Surveillance Capitalism

Maciej Cegłowski makes Pinboard.in. It’s one of my favorite places to put articles that I’m never going to read. He’s also a gifted writer and really thoughtful about the role of technology in society. I don’t know how to pronounce his name. Either of them.

He recently gave a talk about The Moral Economy of Tech in which he argues that social media is becoming a requirement of modern life, but using it is putting all of us in a bad spot: 

Companies that perform surveillance are attempting the same mental trick. They assert that we freely share our data in return for valuable services. But opting out of surveillance capitalism is like opting out of electricity, or cooked foods—you are free to do it in theory. In practice, it will upend your life.

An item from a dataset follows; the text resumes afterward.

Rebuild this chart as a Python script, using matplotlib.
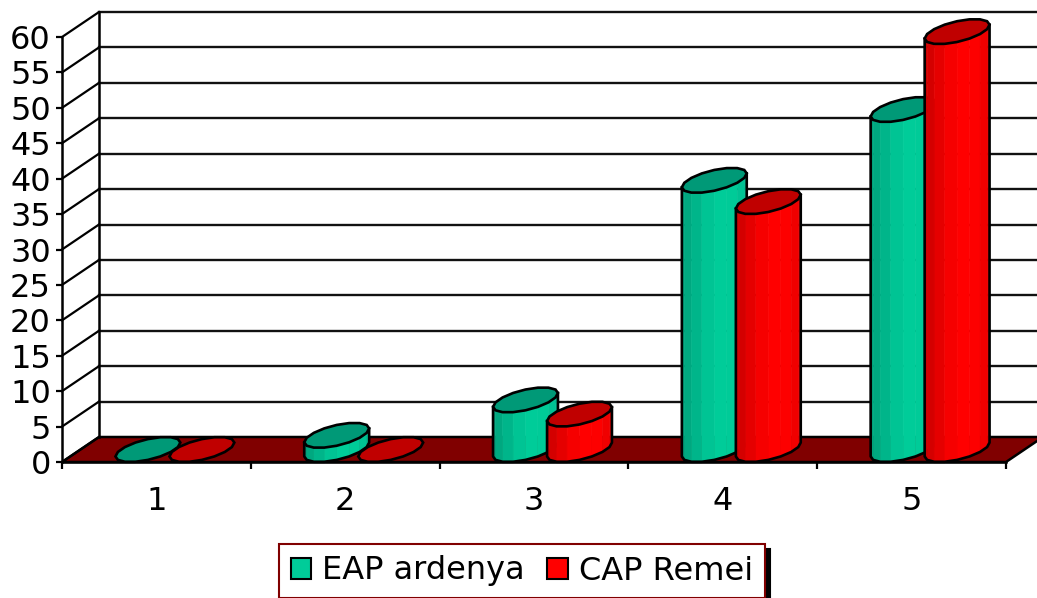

The reality is, opting out of surveillance capitalism means opting out of much of modern life.

He then goes into “THE INEVITABLE LIST OF SCARY SCENARIOS” in which data is used against people. The scariest scenario being the one where we have to pay more attention to LinkedIn at international borders.

What we’ve done as technologists is leave a loaded gun lying around, in the hopes that no one will ever pick it up and use it.

I used to be in the camp of “I don’t care if anyone knows what I’ve checked out of the library,” but that was before we saw the extent to which crazy ideas could get crazy amounts of crazy people excited. Before Brexit and Trump and removing headphone jacks.